We propose a novel multi-stage trans-dimensional architecture for multi-view cardiac image segmentation. Our method exploits the relationship between long-axis (2D) and short-axis (3D) magnetic resonance (MR) images to perform a sequential 3D-to-2D-to-3D segmentation, segmenting the long-axis and short-axis images. In the first stage, 3D segmentation is performed using the short-axis image, and the prediction is transformed to the long-axis view and used as a segmentation prior in the next stage. In the second step, the heart region is localized and cropped around the segmentation prior using a Heart Localization and Cropping (HLC) module, focusing the subsequent model on the heart region of the image, where a 2D segmentation is performed. Similarly, we transform the long-axis prediction to the short-axis view, localize and crop the heart region and again perform a 3D segmentation to refine the initial short-axis segmentation. We evaluate our proposed method on the Multi-Disease, Multi-View & Multi-Center Right Ventricular Segmentation in Cardiac MRI (M&Ms-2) dataset, where our method outperforms state-of-the-art methods in segmenting cardiac regions of interest in both short-axis and long-axis images. The pre-trained models, source code, and implementation details will be publicly available.

Figures (6)

• Figure 1: Overview of other related methods and our proposed pipeline. The proposed framework (d) segments $I_{SA}$ using TriggerNet to produce $S_{SA1}$. It then generates $S_{LA}$ using LA-SegNet and refines $S_{SA2}$ using SA-SegNet, along with relevant segmentation prior and image. Compared to (a), (b), and (c), our method (d) performs a two-way transformation (LA2SA and SA2LA) along with the utilisation of transformed maps as guidance for the HLC module.
• Figure 2: Comparison of segmentation network complexities regarding the number of parameters and Multiply-Accumulate (MAC) operations with and without using the HLC module. (a) SA-SegNet without HLC Module (TriggerNet), and (Depth, Height, Width = 64,192,192), (b) SA-SegNet With HLC Module (SA-SegNet) and (Depth, Height, Width = 112,128,112), (c) LA-SegNet without HLC Module and (Height, Width = 384,384), and (d) LA-SegNet with HLC Module and (Height, Width = 128,128).
• Figure 3: Proposed Heart Localization and Cropping (HLC) module. The heart region is localized and cropped in both intensity and label images.
• Figure 4: Comparison of visual results under different settings for LA segmentation. From the left, the first column is the baseline results, and the second and third columns utilize HLC module and segmentation priors, respectively. The fourth column is the best results using both.
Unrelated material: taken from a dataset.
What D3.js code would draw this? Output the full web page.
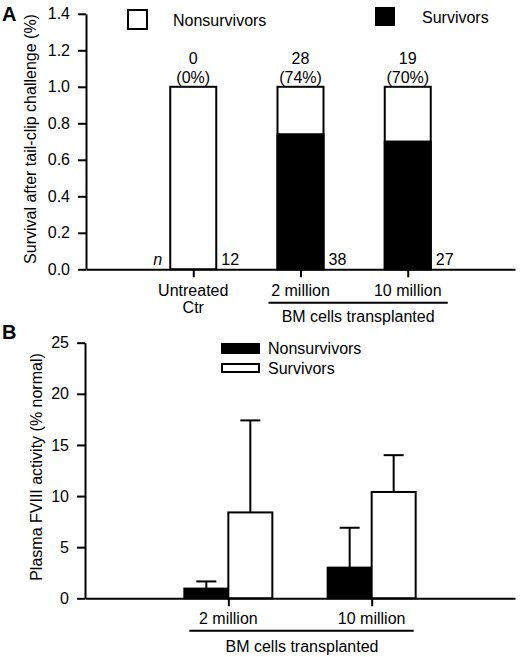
<!DOCTYPE html>
<html lang="en">
  <head>
    <meta charset="utf-8">
    <title>Survival and FVIII activity</title>
    <style>
      body { margin: 0; background: #fff; }
      svg text { font-family: "Liberation Sans", Arial, sans-serif; fill: #000; }
    </style>
  </head>
  <body>
    <svg id="chart"></svg>

    <script src="https://d3js.org/d3.v7.min.js"></script>

    <script type="text/javascript">
      // panel A data
      const catsA = ['Untreated Ctr', '2 million', '10 million'];
      const catLinesA = [['Untreated', 'Ctr'], ['2 million'], ['10 million']];
      const survivalA = [0, 0.74, 0.70];
      const survivorCountA = [0, 28, 19];
      const survivorPctA = ['0%', '74%', '70%'];
      const nA = [12, 38, 27];
      const yTicksA = [0, 0.2, 0.4, 0.6, 0.8, 1.0, 1.2, 1.4];

      // panel B data
      const catsB = ['2 million', '10 million'];
      const nonsurvMeanB = [0.95, 3.0];
      const nonsurvSdB = [0.7, 3.9];
      const survMeanB = [8.4, 10.4];
      const survSdB = [9.0, 3.6];
      const yTicksB = [0, 5, 10, 15, 20, 25];

      const W = 520, H = 657;
      const svg = d3.select('#chart').attr('width', W).attr('height', H);
      svg.append('rect').attr('width', W).attr('height', H).attr('fill', '#fff');

      function styleAxis(g, size) {
        g.selectAll('path, line').attr('stroke', '#000').attr('stroke-width', 2);
        g.selectAll('text').attr('font-family', '"Liberation Sans", Arial, sans-serif')
          .attr('font-size', size).attr('fill', '#000');
      }

      // ---------- panel A ----------
      const yA = d3.scaleLinear().domain([0, 1.4]).range([269.3, 13.8]);
      const xA = d3.scalePoint().domain(catsA).range([86, 515]).padding(1);
      const bwA = 46;

      // white (nonsurvivor) full bars, then black survivors part
      svg.append('g').selectAll('rect').data(catsA).join('rect')
        .attr('x', d => xA(d) - bwA / 2)
        .attr('y', yA(1))
        .attr('width', bwA)
        .attr('height', yA(0) - yA(1))
        .attr('fill', '#fff').attr('stroke', '#000').attr('stroke-width', 2);

      svg.append('g').selectAll('rect').data(catsA).join('rect')
        .attr('x', d => xA(d) - bwA / 2)
        .attr('y', (d, i) => yA(survivalA[i]))
        .attr('width', bwA)
        .attr('height', (d, i) => yA(0) - yA(survivalA[i]))
        .attr('fill', '#000').attr('stroke', '#000').attr('stroke-width', 2);

      // counts on top of bars
      const topLab = svg.append('g').attr('font-size', 16).attr('text-anchor', 'middle');
      catsA.forEach((c, i) => {
        topLab.append('text').attr('x', xA(c)).attr('y', yA(1) - 23).text(survivorCountA[i]);
        topLab.append('text').attr('x', xA(c)).attr('y', yA(1) - 4).text('(' + survivorPctA[i] + ')');
        svg.append('text').attr('font-size', 16)
          .attr('x', xA(c) + bwA / 2 + 5).attr('y', yA(0) - 4).text(nA[i]);
      });
      svg.append('text').attr('font-size', 16).attr('font-style', 'italic')
        .attr('text-anchor', 'end')
        .attr('x', xA(catsA[0]) - bwA / 2 - 8).attr('y', yA(0) - 4).text('n');

      const axYA = svg.append('g').attr('transform', 'translate(86,0)')
        .call(d3.axisLeft(yA).tickValues(yTicksA).tickFormat(d3.format('.1f'))
          .tickSize(8).tickPadding(8).tickSizeOuter(0));
      styleAxis(axYA, 16);

      const axXA = svg.append('g').attr('transform', `translate(0,${yA(0)})`)
        .call(d3.axisBottom(xA).tickSize(8).tickFormat('').tickSizeOuter(0));
      styleAxis(axXA, 16);

      catsA.forEach((c, i) => {
        catLinesA[i].forEach((t, j) => {
          svg.append('text').attr('font-size', 16).attr('text-anchor', 'middle')
            .attr('x', xA(c)).attr('y', 296 + j * 17).text(t);
        });
      });
      svg.append('line')
        .attr('x1', xA(catsA[1]) - 32).attr('x2', xA(catsA[2]) + 40)
        .attr('y1', 302.7).attr('y2', 302.7)
        .attr('stroke', '#000').attr('stroke-width', 2);
      svg.append('text').attr('font-size', 16).attr('text-anchor', 'middle')
        .attr('x', (xA(catsA[1]) + xA(catsA[2])) / 2 + 4).attr('y', 322)
        .text('BM cells transplanted');

      svg.append('text').attr('font-size', 16).attr('text-anchor', 'middle')
        .attr('transform', 'translate(30,139) rotate(-90)').attr('dy', '0.35em')
        .text('Survival after tail-clip challenge (%)');

      // legend A
      svg.append('rect').attr('x', 128).attr('y', 10).attr('width', 19).attr('height', 19)
        .attr('fill', '#fff').attr('stroke', '#000').attr('stroke-width', 2);
      svg.append('text').attr('font-size', 16).attr('x', 173).attr('y', 26).text('Nonsurvivors');
      svg.append('rect').attr('x', 375).attr('y', 7).attr('width', 20).attr('height', 19)
        .attr('fill', '#000');
      svg.append('text').attr('font-size', 16).attr('x', 422).attr('y', 22.5).text('Survivors');

      svg.append('text').attr('font-size', 20).attr('font-weight', 'bold')
        .attr('x', 2).attr('y', 21).text('A');

      // ---------- panel B ----------
      const yB = d3.scaleLinear().domain([0, 25]).range([598.3, 342.7]);
      const xB = d3.scalePoint().domain(catsB).range([85, 515]).padding(1);
      const bwB = 44;
      const capW = 20;

      const groups = [
        { mean: nonsurvMeanB, sd: nonsurvSdB, fill: '#000', off: -bwB },
        { mean: survMeanB, sd: survSdB, fill: '#fff', off: 0 }
      ];

      groups.forEach(g => {
        const gg = svg.append('g');
        // error bars first, bars drawn over them
        catsB.forEach((c, i) => {
          const cx = xB(c) + g.off + bwB / 2;
          gg.append('line').attr('x1', cx).attr('x2', cx)
            .attr('y1', yB(g.mean[i])).attr('y2', yB(g.mean[i] + g.sd[i]))
            .attr('stroke', '#000').attr('stroke-width', 2);
          gg.append('line').attr('x1', cx - capW / 2).attr('x2', cx + capW / 2)
            .attr('y1', yB(g.mean[i] + g.sd[i])).attr('y2', yB(g.mean[i] + g.sd[i]))
            .attr('stroke', '#000').attr('stroke-width', 2);
        });
        gg.selectAll('rect').data(catsB).join('rect')
          .attr('x', d => xB(d) + g.off)
          .attr('y', (d, i) => yB(g.mean[i]))
          .attr('width', bwB)
          .attr('height', (d, i) => yB(0) - yB(g.mean[i]))
          .attr('fill', g.fill).attr('stroke', '#000').attr('stroke-width', 2);
      });

      const axYB = svg.append('g').attr('transform', 'translate(85,0)')
        .call(d3.axisLeft(yB).tickValues(yTicksB).tickSize(8).tickPadding(8).tickSizeOuter(0));
      styleAxis(axYB, 16);

      const axXB = svg.append('g').attr('transform', `translate(0,${yB(0)})`)
        .call(d3.axisBottom(xB).tickSize(8).tickFormat('').tickSizeOuter(0));
      styleAxis(axXB, 16);

      catsB.forEach(c => {
        svg.append('text').attr('font-size', 16).attr('text-anchor', 'middle')
          .attr('x', xB(c)).attr('y', 624).text(c);
      });
      svg.append('line')
        .attr('x1', xB(catsB[0]) - 39).attr('x2', xB(catsB[1]) + 42)
        .attr('y1', 630.7).attr('y2', 630.7)
        .attr('stroke', '#000').attr('stroke-width', 2);
      svg.append('text').attr('font-size', 16).attr('text-anchor', 'middle')
        .attr('x', (xB(catsB[0]) + xB(catsB[1])) / 2 + 2).attr('y', 652)
        .text('BM cells transplanted');

      svg.append('text').attr('font-size', 16).attr('text-anchor', 'middle')
        .attr('transform', 'translate(36,467) rotate(-90)').attr('dy', '0.35em')
        .text('Plasma FVIII activity (% normal)');

      // legend B
      svg.append('rect').attr('x', 222).attr('y', 344).attr('width', 37).attr('height', 9)
        .attr('fill', '#000').attr('stroke', '#000').attr('stroke-width', 2);
      svg.append('text').attr('font-size', 16).attr('x', 268).attr('y', 354).text('Nonsurvivors');
      svg.append('rect').attr('x', 222).attr('y', 364).attr('width', 37).attr('height', 8)
        .attr('fill', '#fff').attr('stroke', '#000').attr('stroke-width', 2);
      svg.append('text').attr('font-size', 16).attr('x', 268).attr('y', 374).text('Survivors');

      svg.append('text').attr('font-size', 20).attr('font-weight', 'bold')
        .attr('x', 2).attr('y', 339).text('B');
    </script>
  </body>
</html>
The fifth column represents the SA2LAmap.
• Figure 5: Comparison of visual results under different settings for SA segmentation. From the left, the first column is the baseline results, and the second utilizes the HLC module and $S_{SA1}$ as segmentation priors. The third column shows the best results using both segmentation priors. The fourth column represents the LA2SAmap.